### What you should do
Without the pictures, can you quote each line below exactly?

### Information shown

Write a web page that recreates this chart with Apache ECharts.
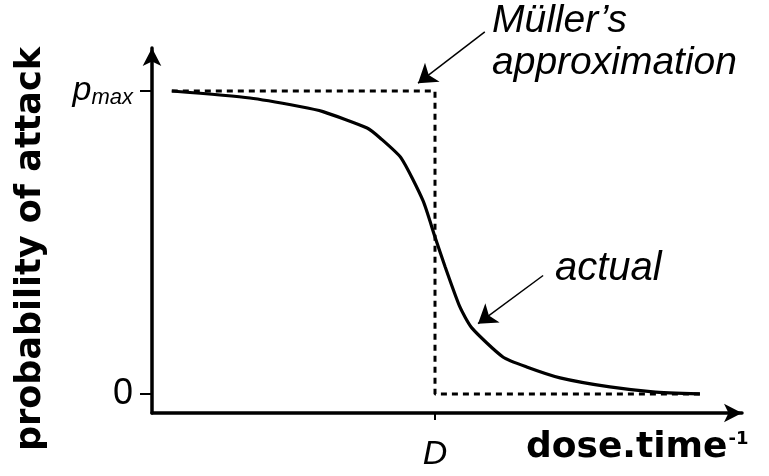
<!DOCTYPE html>
<html>
<head>
<meta charset="utf-8">
<script src="https://cdn.jsdelivr.net/npm/echarts@6/dist/echarts.min.js"></script>
<style>
  html, body { margin: 0; padding: 0; background: #fff; }
  #chart { width: 769px; height: 476px; }
</style>
</head>
<body>
<div id="chart"></div>
<script>
// Actual probability-of-attack curve (dose.time^-1 in arbitrary units, D = 5)
const actualX = [0.35, 1.73, 2.61, 3.02, 3.80, 4.03, 4.40, 4.79, 5.00, 5.18, 5.44, 5.65, 6.20, 6.62, 7.21, 8.09, 8.85, 9.68];
const actualY = [1.0, 0.977, 0.949, 0.932, 0.878, 0.845, 0.779, 0.637, 0.518, 0.419, 0.287, 0.218, 0.122, 0.089, 0.053, 0.023, 0.007, 0.0];

// Müller's step approximation
const mullerX = [0.35, 5, 5, 9.68];
const mullerY = [1, 1, 0, 0];

// Axis ticks
const yTickValues = [0, 1];
const yTickLabels = ['0', '{p|p}{s|max}'];
const xTickValues = [5];
const xTickLabels = ['D'];

// Annotation arrows [from, to]
const mullerArrow = [[5.88, 1.195], [4.70, 1.026]];
const actualArrow = [[6.91, 0.391], [5.76, 0.232]];

const sans = '"Liberation Sans", Arial, Helvetica, sans-serif';
const bold = '"DejaVu Sans", "Liberation Sans", Arial, sans-serif';

const zip = (xs, ys) => xs.map((x, i) => [x, ys[i]]);

const chart = echarts.init(document.getElementById('chart'));

const option = {
  animation: false,
  backgroundColor: '#fff',
  grid: { left: 152, top: 48, right: 27, bottom: 63 },
  xAxis: {
    type: 'value',
    min: 0,
    max: 10.424,
    axisLine: {
      onZero: false,
      symbol: ['none', 'arrow'],
      symbolSize: [14, 18],
      lineStyle: { color: '#000', width: 3.5 },
    },
    axisTick: {
      show: true,
      customValues: xTickValues,
      length: 7,
      lineStyle: { color: '#000', width: 2 },
    },
    axisLabel: {
      customValues: xTickValues,
      formatter: (v) => xTickLabels[xTickValues.indexOf(v)] || '',
      margin: 25,
      color: '#000',
      fontSize: 34,
      fontStyle: 'italic',
      fontFamily: sans,
    },
    splitLine: { show: false },
  },
  yAxis: {
    type: 'value',
    min: -0.063,
    max: 1.142,
    axisLine: {
      show: true,
      onZero: false,
      symbol: ['none', 'arrow'],
      symbolSize: [14, 18],
      lineStyle: { color: '#000', width: 3.5 },
    },
    axisTick: {
      show: true,
      customValues: yTickValues,
      length: 12,
      lineStyle: { color: '#000', width: 2 },
    },
    axisLabel: {
      customValues: yTickValues,
      formatter: (v) => yTickLabels[yTickValues.indexOf(v)] || '',
      margin: 19,
      color: '#000',
      fontSize: 36,
      fontFamily: sans,
      rich: {
        p: { fontSize: 34, fontStyle: 'italic', fontFamily: sans, color: '#000' },
        s: { fontSize: 22, fontStyle: 'italic', fontFamily: sans, color: '#000', verticalAlign: 'bottom', padding: [14, 0, 0, 0] },
      },
    },
    splitLine: { show: false },
  },
  series: [
    {
      name: "Müller's approximation",
      type: 'line',
      data: zip(mullerX, mullerY),
      symbol: 'none',
      lineStyle: { color: '#000', width: 3, type: [6, 5] },
    },
    {
      name: 'actual',
      type: 'line',
      data: zip(actualX, actualY),
      symbol: 'none',
      smooth: 0.2,
      lineStyle: { color: '#000', width: 3.2 },
    },
    {
      type: 'lines',
      coordinateSystem: 'cartesian2d',
      clip: false,
      symbol: ['none', 'arrow'],
      symbolSize: 18,
      lineStyle: { color: '#000', width: 1.5, opacity: 1, curveness: 0 },
      data: [{ coords: mullerArrow }, { coords: actualArrow }],
    },
  ],
  graphic: [
    {
      type: 'text',
      x: 31,
      y: 249,
      rotation: Math.PI / 2,
      style: {
        text: 'probability of attack',
        fontSize: 35,
        fontWeight: 'bold',
        fontFamily: bold,
        fill: '#000',
        align: 'center',
        verticalAlign: 'middle',
      },
    },
    {
      type: 'text',
      x: 526,
      y: 448,
      style: {
        text: '{a|dose.time}{b|-1}',
        fill: '#000',
        align: 'left',
        verticalAlign: 'middle',
        rich: {
          a: { fontSize: 36, fontWeight: 'bold', fontFamily: bold, fill: '#000' },
          b: { fontSize: 18, fontWeight: 'bold', fontFamily: bold, fill: '#000', verticalAlign: 'top', padding: [0, 0, 14, 1] },
        },
      },
    },
    {
      type: 'text',
      x: 492,
      y: 0,
      style: {
        text: 'Müller’s\napproximation',
        fontSize: 39,
        fontStyle: 'italic',
        fontFamily: sans,
        lineHeight: 42,
        fill: '#000',
        align: 'left',
        verticalAlign: 'top',
      },
    },
    {
      type: 'text',
      x: 555,
      y: 269,
      style: {
        text: 'actual',
        fontSize: 40,
        fontStyle: 'italic',
        fontFamily: sans,
        fill: '#000',
        align: 'left',
        verticalAlign: 'middle',
      },
    },
  ],
};

chart.setOption(option);
window.addEventListener('resize', () => chart.resize());
</script>
</body>
</html>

### Exercise solution
Write a web page that recreates this chart with Apache ECharts.
<!DOCTYPE html>
<html>
<head>
<meta charset="utf-8">
<script src="https://cdn.jsdelivr.net/npm/echarts@6/dist/echarts.min.js"></script>
<style>
  html, body { margin: 0; padding: 0; background: #fff; }
  #chart { width: 769px; height: 476px; }
</style>
</head>
<body>
<div id="chart"></div>
<script>
// Actual probability-of-attack curve (dose.time^-1 in arbitrary units, D = 5)
const actualX = [0.35, 1.73, 2.61, 3.02, 3.80, 4.03, 4.40, 4.79, 5.00, 5.18, 5.44, 5.65, 6.20, 6.62, 7.21, 8.09, 8.85, 9.68];
const actualY = [1.0, 0.977, 0.949, 0.932, 0.878, 0.845, 0.779, 0.637, 0.518, 0.419, 0.287, 0.218, 0.122, 0.089, 0.053, 0.023, 0.007, 0.0];

// Müller's step approximation
const mullerX = [0.35, 5, 5, 9.68];
const mullerY = [1, 1, 0, 0];

// Axis ticks
const yTickValues = [0, 1];
const yTickLabels = ['0', '{p|p}{s|max}'];
const xTickValues = [5];
const xTickLabels = ['D'];

// Annotation arrows [from, to]
const mullerArrow = [[5.88, 1.195], [4.70, 1.026]];
const actualArrow = [[6.91, 0.391], [5.76, 0.232]];

const sans = '"Liberation Sans", Arial, Helvetica, sans-serif';
const bold = '"DejaVu Sans", "Liberation Sans", Arial, sans-serif';

const zip = (xs, ys) => xs.map((x, i) => [x, ys[i]]);

const chart = echarts.init(document.getElementById('chart'));

const option = {
  animation: false,
  backgroundColor: '#fff',
  grid: { left: 152, top: 48, right: 27, bottom: 63 },
  xAxis: {
    type: 'value',
    min: 0,
    max: 10.424,
    axisLine: {
      onZero: false,
      symbol: ['none', 'arrow'],
      symbolSize: [14, 18],
      lineStyle: { color: '#000', width: 3.5 },
    },
    axisTick: {
      show: true,
      customValues: xTickValues,
      length: 7,
      lineStyle: { color: '#000', width: 2 },
    },
    axisLabel: {
      customValues: xTickValues,
      formatter: (v) => xTickLabels[xTickValues.indexOf(v)] || '',
      margin: 25,
      color: '#000',
      fontSize: 34,
      fontStyle: 'italic',
      fontFamily: sans,
    },
    splitLine: { show: false },
  },
  yAxis: {
    type: 'value',
    min: -0.063,
    max: 1.142,
    axisLine: {
      show: true,
      onZero: false,
      symbol: ['none', 'arrow'],
      symbolSize: [14, 18],
      lineStyle: { color: '#000', width: 3.5 },
    },
    axisTick: {
      show: true,
      customValues: yTickValues,
      length: 12,
      lineStyle: { color: '#000', width: 2 },
    },
    axisLabel: {
      customValues: yTickValues,
      formatter: (v) => yTickLabels[yTickValues.indexOf(v)] || '',
      margin: 19,
      color: '#000',
      fontSize: 36,
      fontFamily: sans,
      rich: {
        p: { fontSize: 34, fontStyle: 'italic', fontFamily: sans, color: '#000' },
        s: { fontSize: 22, fontStyle: 'italic', fontFamily: sans, color: '#000', verticalAlign: 'bottom', padding: [14, 0, 0, 0] },
      },
    },
    splitLine: { show: false },
  },
  series: [
    {
      name: "Müller's approximation",
      type: 'line',
      data: zip(mullerX, mullerY),
      symbol: 'none',
      lineStyle: { color: '#000', width: 3, type: [6, 5] },
    },
    {
      name: 'actual',
      type: 'line',
      data: zip(actualX, actualY),
      symbol: 'none',
      smooth: 0.2,
      lineStyle: { color: '#000', width: 3.2 },
    },
    {
      type: 'lines',
      coordinateSystem: 'cartesian2d',
      clip: false,
      symbol: ['none', 'arrow'],
      symbolSize: 18,
      lineStyle: { color: '#000', width: 1.5, opacity: 1, curveness: 0 },
      data: [{ coords: mullerArrow }, { coords: actualArrow }],
    },
  ],
  graphic: [
    {
      type: 'text',
      x: 31,
      y: 249,
      rotation: Math.PI / 2,
      style: {
        text: 'probability of attack',
        fontSize: 35,
        fontWeight: 'bold',
        fontFamily: bold,
        fill: '#000',
        align: 'center',
        verticalAlign: 'middle',
      },
    },
    {
      type: 'text',
      x: 526,
      y: 448,
      style: {
        text: '{a|dose.time}{b|-1}',
        fill: '#000',
        align: 'left',
        verticalAlign: 'middle',
        rich: {
          a: { fontSize: 36, fontWeight: 'bold', fontFamily: bold, fill: '#000' },
          b: { fontSize: 18, fontWeight: 'bold', fontFamily: bold, fill: '#000', verticalAlign: 'top', padding: [0, 0, 14, 1] },
        },
      },
    },
    {
      type: 'text',
      x: 492,
      y: 0,
      style: {
        text: 'Müller’s\napproximation',
        fontSize: 39,
        fontStyle: 'italic',
        fontFamily: sans,
        lineHeight: 42,
        fill: '#000',
        align: 'left',
        verticalAlign: 'top',
      },
    },
    {
      type: 'text',
      x: 555,
      y: 269,
      style: {
        text: 'actual',
        fontSize: 40,
        fontStyle: 'italic',
        fontFamily: sans,
        fill: '#000',
        align: 'left',
        verticalAlign: 'middle',
      },
    },
  ],
};

chart.setOption(option);
window.addEventListener('resize', () => chart.resize());
</script>
</body>
</html>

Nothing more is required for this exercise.